Within educational research, the over-disciplining of Black

and Brown students is most often presented as a problem located

within pathologized or misunderstood communities. That is,

theories and proposed solutions tend toward those that ask how

we can make students of color more suited to US educational

standards rather than questioning the racist roots of those

standards. This dissertation takes as a provocation this

“discipline gap,” in exploring a thus far unconsidered stance

and asking how white women (the majority of US teachers) have

historically understood their roles in the disciplining of

nonwhite student bodies, and how and why their role has been

constructed over time and space in service to the white colonial

State. Toward this end, I take a genealogical approach in making

sense of a contemporary phenomenon by asking, “How and why has

the persona of the benevolent white female teacher been put into

discourse during the foundational period in public schools’
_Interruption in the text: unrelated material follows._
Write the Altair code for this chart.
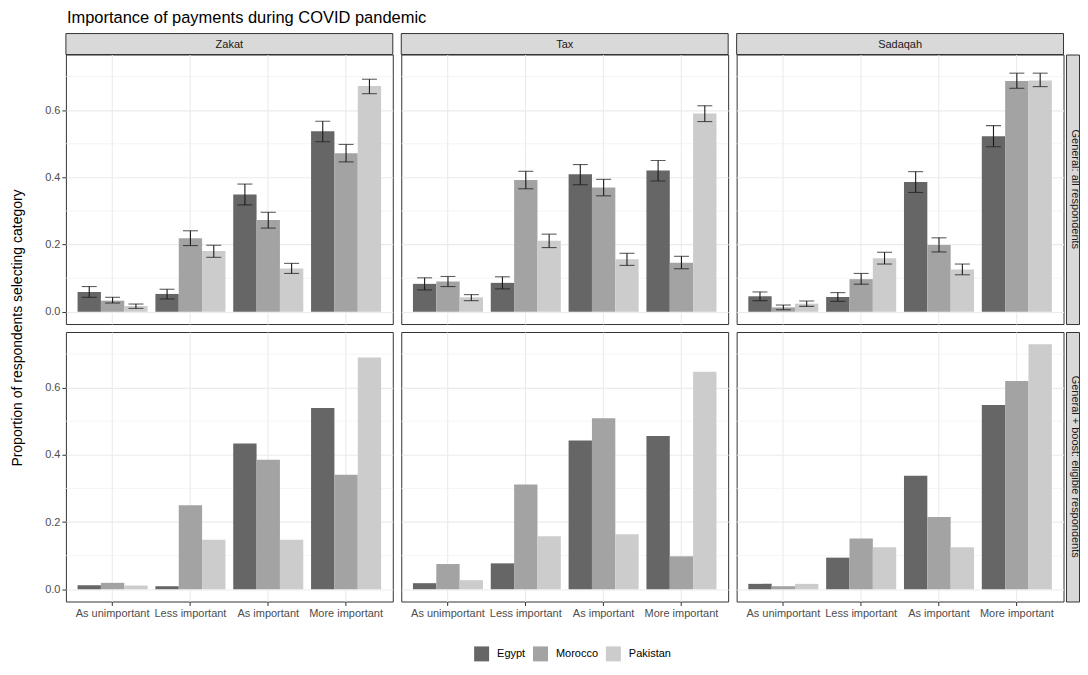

history, and how has it been reproduced over time, specifically

in relation to students of color?” With this perspective, my

project helps to fill a much-overlooked void in the contemporary

conversation on raced and gendered student-teacher interactions

in schools.

This project employs two main methodologies: (1) close

readings informed by literary theory, and (2) Foucauldian

discourse analysis, which I use in constructing a genealogy of

heroic white womanhood (what I am calling “benevolent

whiteness”). Using these methods I analyze the archival writings

of and about white missionary women in the 19th century to

explain how the collective acceptance of and participation in

the discursive construction of heroic white womanhood has been

the normative underpinnings of US educational and disciplinary

practice for nearly two hundred years. Toward this end, this

project serves to refocus whiteness within current debates on

the over-disciplining of students of color toward a historical

and structural analysis with a goal of understanding, refusing,

and reimagining the roles of white female teachers.